Si l’on jette un coup d’œil autour de soi, si l’on observe ce qu’une pratique journalière ne cherche nullement à cacher, on pourra se convaincre que les pâturages sur chaume sont le genre généralement suivi par nos cultivateurs.

Et pourtant les inconvénients d’un tel système ne manquent point.

Les plantes que produisent les chaumes ne sont ni assez bonnes ni assez abondantes pour fournir une nourriture suffisante à un troupeau quelque peu nombreux ; il faut donc une surface plus étendue pour nourrir le bétail en été et nécessairement, elle est prise sur celle que l’on destine à la production des fourrages devant servir de nourriture au bétail pendant l’hiver.

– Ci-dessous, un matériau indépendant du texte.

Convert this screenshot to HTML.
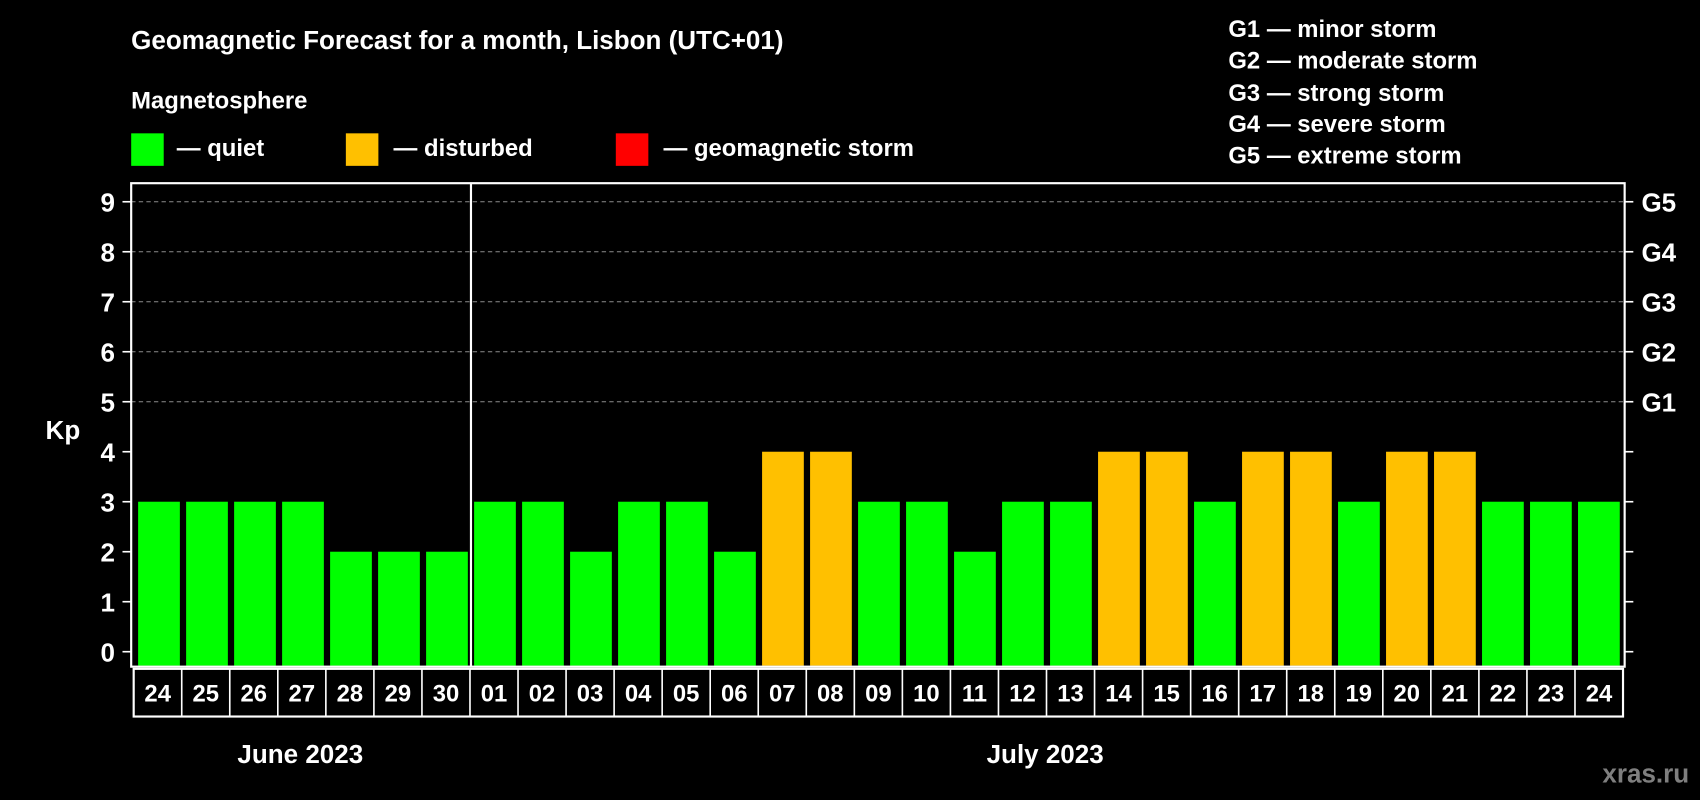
<!DOCTYPE html>
<html><head><meta charset="utf-8">
<style>
html,body{margin:0;padding:0;background:#000;}
svg{display:block;}
text{font-family:"Liberation Sans",Arial,sans-serif;font-weight:bold;fill:#fff;}
</style></head>
<body>
<svg id="chart" width="1700" height="800" viewBox="0 0 1568 738" preserveAspectRatio="none" xmlns="http://www.w3.org/2000/svg">
<rect x="0" y="0" width="1568" height="738" fill="#000"/>
<text x="121" y="45" font-size="24">Geomagnetic Forecast for a month, Lisbon (UTC+01)</text>
<text x="121" y="100" font-size="22">Magnetosphere</text>
<g>
<rect x="121" y="123" width="30" height="30" fill="#00ff00"/>
<text x="163" y="144" font-size="22">— quiet</text>
</g>
<g>
<rect x="319" y="123" width="30" height="30" fill="#ffc000"/>
<text x="363" y="144" font-size="22">— disturbed</text>
</g>
<g>
<rect x="568" y="123" width="30" height="30" fill="#ff0000"/>
<text x="612" y="144" font-size="22">— geomagnetic storm</text>
</g>
<g font-size="22">
<text x="1133" y="34">G1 — minor storm</text>
<text x="1133" y="63">G2 — moderate storm</text>
<text x="1133" y="93">G3 — strong storm</text>
<text x="1133" y="122">G4 — severe storm</text>
<text x="1133" y="151">G5 — extreme storm</text>
</g>
<text x="58" y="405" font-size="24" text-anchor="middle">Kp</text>
<text x="277" y="704" font-size="24" text-anchor="middle">June 2023</text>
<text x="964" y="704" font-size="24" text-anchor="middle">July 2023</text>
<text x="1558" y="722" font-size="24" text-anchor="end" style="fill:#7f7f7f">xras.ru</text>
<g id="grid"></g>
<g id="bars"></g>
<g id="axes"></g>
<g id="dates"></g>
</svg>
<script>
const days = ["24","25","26","27","28","29","30","01","02","03","04","05","06","07","08","09","10","11","12","13","14","15","16","17","18","19","20","21","22","23","24"];
const kpValues = [3,3,3,3,2,2,2,3,3,2,3,3,2,4,4,3,3,2,3,3,4,4,3,4,4,3,4,4,3,3,3];
const yTicks = [0,1,2,3,4,5,6,7,8,9];
const gLabels = ["G1","G2","G3","G4","G5"];
const gLevels = [5,6,7,8,9];
const monthSplitIndex = 7;

const NS = "http://www.w3.org/2000/svg";
const plotL = 121, plotR = 1498.5, plotT = 169, plotB = 615;
const y0 = 601.2, unit = 46.12;
const firstX = 127.4, pitch = 44.27, barW = 38.5;
function yScale(v){ return y0 - v*unit; }
function xScale(i){ return firstX + i*pitch; }
function mk(tag, attrs, parent){
  const e = document.createElementNS(NS, tag);
  for (const k in attrs) e.setAttribute(k, attrs[k]);
  parent.appendChild(e);
  return e;
}
function colorFor(v){ return v >= 5 ? "#ff0000" : (v >= 4 ? "#ffc000" : "#00ff00"); }

const grid = document.getElementById("grid");
const bars = document.getElementById("bars");
const axes = document.getElementById("axes");
const dates = document.getElementById("dates");

gLevels.forEach(function(v){
  const l = mk("line", {x1: plotL, x2: plotR, y1: yScale(v), y2: yScale(v), stroke: "#8c8c8c", "stroke-width": 1, "stroke-dasharray": "4,3"}, grid);
  
  
});

kpValues.forEach(function(v, i){
  const r = mk("rect", {x: xScale(i), y: yScale(v), width: barW, height: plotB - 1 - yScale(v), fill: colorFor(v)}, bars);
  
  
});

const frame = mk("rect", {x: plotL, y: plotT, width: plotR - plotL, height: plotB - plotT, fill: "none", stroke: "#fff", "stroke-width": 2}, axes);


const splitX = (xScale(monthSplitIndex - 1) + barW + xScale(monthSplitIndex)) / 2;
const div = mk("line", {x1: splitX, x2: splitX, y1: plotT, y2: plotB, stroke: "#fff", "stroke-width": 2}, axes);



yTicks.forEach(function(v){
  const y = yScale(v);
  const t = mk("line", {x1: plotL - 8, x2: plotL, y1: y, y2: y, stroke: "#fff", "stroke-width": 1.5}, axes);
  
  
  const t2 = mk("line", {x1: plotR, x2: plotR + 8, y1: y, y2: y, stroke: "#fff", "stroke-width": 1.5}, axes);
  
  
  const lb = mk("text", {x: 106, y: y + 9, "font-size": 24, "text-anchor": "end"}, axes);
  lb.textContent = v;
  
  
});
gLabels.forEach(function(g, i){
  const lb = mk("text", {x: 1514, y: yScale(gLevels[i]) + 9, "font-size": 24}, axes);
  lb.textContent = g;
  
  
});

const boxL = 123.3, boxR = 1497, boxT = 617, boxB = 661;
const cellW = (boxR - boxL) / days.length;
const box = mk("rect", {x: boxL, y: boxT, width: boxR - boxL, height: boxB - boxT, fill: "none", stroke: "#fff", "stroke-width": 2}, dates);


days.forEach(function(d, i){
  const cx = boxL + i*cellW;
  if (i > 0) {
    const sep = mk("line", {x1: cx, x2: cx, y1: boxT, y2: boxB, stroke: "#fff", "stroke-width": 1.5}, dates);
    
    
  }
  const t = mk("text", {x: cx + cellW/2, y: 647, "font-size": 22, "text-anchor": "middle"}, dates);
  t.textContent = d;
  
  
});
</script>
</body></html>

Or, moins de fourrage, moins d’animaux ; moins d’animaux, moins d’engrais ; moins d’engrais, moins de produits et par conséquent moins de profits.

En agriculture tout se tient, tout s’enchaîne et la moindre des fautes amène des conséquences souvent désastreuses.

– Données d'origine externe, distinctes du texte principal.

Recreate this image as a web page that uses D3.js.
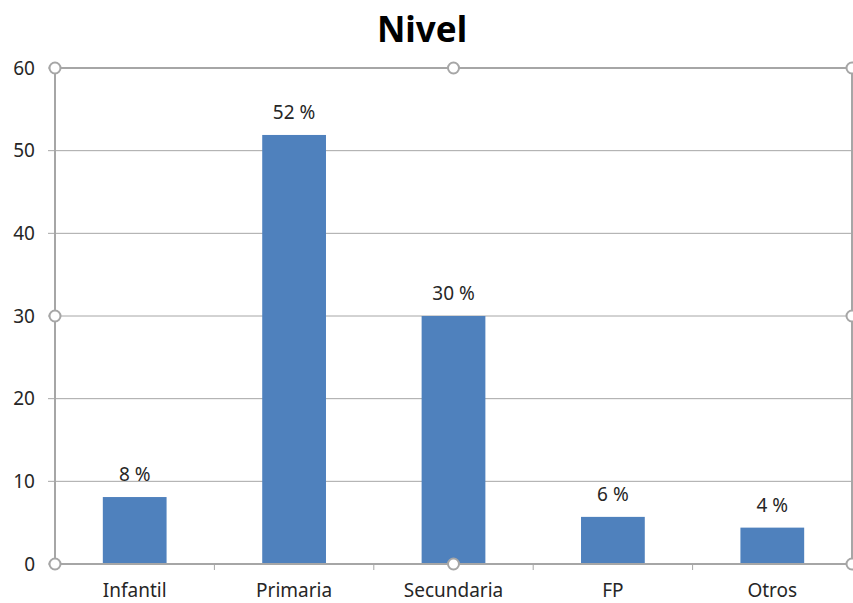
<!DOCTYPE html>
<html>
<head>
<meta charset="utf-8">
<script src="https://cdn.jsdelivr.net/npm/d3@7"></script>
<style>
  body { margin: 0; background: #fff; }
  svg { display: block; font-family: "Noto Sans", "Open Sans", sans-serif; }
</style>
</head>
<body>
<div id="chart"></div>
<script>
// chart data
const categories = ["Infantil", "Primaria", "Secundaria", "FP", "Otros"];
const values = [8.1, 51.9, 30.0, 5.7, 4.4];
const yTicks = [0, 10, 20, 30, 40, 50, 60];
const title = "Nivel";

const width = 853, height = 603;
const margin = { top: 68, right: 1, bottom: 39, left: 55 };
const innerW = width - margin.left - margin.right,
    innerH = height - margin.top - margin.bottom;

const svg = d3.select("#chart")
    .append("svg")
    .attr("width", width)
    .attr("height", height);

const g = svg.append("g")
    .attr("transform", "translate(" + margin.left + "," + margin.top + ")");

const x = d3.scaleBand()
    .domain(categories)
    .range([0, innerW])
    .paddingInner(0.6)
    .paddingOuter(0.3);

const y = d3.scaleLinear()
    .domain([0, 60])
    .range([innerH, 0]);

// gridlines + y labels
g.selectAll("line.grid")
    .data(yTicks)
    .enter()
    .append("line")
    .attr("class", "grid")
    .attr("x1", -7)
    .attr("x2", innerW)
    .attr("y1", d => y(d))
    .attr("y2", d => y(d))
    .style("stroke", "#a6a6a6")
    .style("stroke-width", 1);

g.selectAll("text.ylab")
    .data(yTicks)
    .enter()
    .append("text")
    .attr("class", "ylab")
    .attr("x", -20)
    .attr("y", d => y(d))
    .attr("dy", "0.35em")
    .attr("text-anchor", "end")
    .style("font-size", "19px")
    .style("fill", "#262626")
    .text(d => d);

// category tick marks on x axis
const step = x.step();
g.selectAll("line.xtick")
    .data(d3.range(categories.length + 1))
    .enter()
    .append("line")
    .attr("class", "xtick")
    .attr("x1", i => i * step)
    .attr("x2", i => i * step)
    .attr("y1", innerH)
    .attr("y2", innerH + 6)
    .style("stroke", "#a6a6a6");

// bars
g.selectAll("rect.bar")
    .data(values)
    .enter()
    .append("rect")
    .attr("class", "bar")
    .attr("x", (d, i) => x(categories[i]))
    .attr("y", d => y(d))
    .attr("width", x.bandwidth())
    .attr("height", d => innerH - y(d))
    .style("fill", "#4f81bd");

// data labels
g.selectAll("text.vlab")
    .data(values)
    .enter()
    .append("text")
    .attr("class", "vlab")
    .attr("x", (d, i) => x(categories[i]) + x.bandwidth() / 2)
    .attr("y", d => y(d) - 16)
    .attr("text-anchor", "middle")
    .style("font-size", "19px")
    .style("fill", "#262626")
    .text(d => Math.round(d) + " %");

// category labels
g.selectAll("text.xlab")
    .data(categories)
    .enter()
    .append("text")
    .attr("class", "xlab")
    .attr("x", d => x(d) + x.bandwidth() / 2)
    .attr("y", innerH + 33)
    .attr("text-anchor", "middle")
    .style("font-size", "19px")
    .style("fill", "#262626")
    .text(d => d);

// selection frame with handles (plot area selected)
g.append("rect")
    .attr("width", innerW)
    .attr("height", innerH)
    .style("fill", "none")
    .style("stroke", "#a6a6a6")
    .style("stroke-width", 2);

const handles = [];
[0, 0.5, 1].forEach(fx => [0, 0.5, 1].forEach(fy => {
    if (!(fx === 0.5 && fy === 0.5)) handles.push([fx * innerW, fy * innerH]);
}));
g.selectAll("circle.handle")
    .data(handles)
    .enter()
    .append("circle")
    .attr("class", "handle")
    .attr("cx", d => d[0])
    .attr("cy", d => d[1])
    .attr("r", 5.5)
    .style("fill", "#fff")
    .style("stroke", "#a6a6a6")
    .style("stroke-width", 2);

// title
svg.append("text")
    .attr("x", 422)
    .attr("y", 42)
    .attr("text-anchor", "middle")
    .style("font-size", "35px")
    .style("font-weight", "bold")
    .style("fill", "#000")
    .text(title);
</script>
</body>
</html>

Tout cultivateur donc, qui sans nécessité absolue, ce qui avec une bonne culture ne peut presque jamais arriver, laisse ses chaumes en pâturages, sans les avoir ensemencés, se fait un tort extrême, car non seulement le produit de ces pâturages n’est en aucune manière proportionnée à la récolte de fourrage qu’on pourrait en obtenir pendant le même laps de temps ; mais la terre durcie ou battue par la pluie et séchée par le soleil, ne reçoit aucunement les influences bienfaisantes des agents atmosphériques ; les mauvaises herbes envahissent promptement la surface du champ, fleurissent, produisent des graines et se multiplient d’une manière effrayante.

Ce que nous venons de dire du pâturage sur chaume, tel qu’il est pratiqué ordinairement, s’applique également au pâturage sur jachère.

Quant au pâturage des forêts, laissant de côté la question de savoir s’il est convenable ou utile d’y faire paître les animaux, il reste encore celle de savoir si les forêts peuvent procurer une bonne nourriture au bétail.

On peut y répondre négativement.

Cependant si les arbres ne sont pas bien élevés, ou encore s’ils sont clairsemés, dans ces cas le pâturage peut être profitable, parce que les herbes jouissant encore de l’influence de la lumière, conservent avec leur saveur leurs qualités nutritives.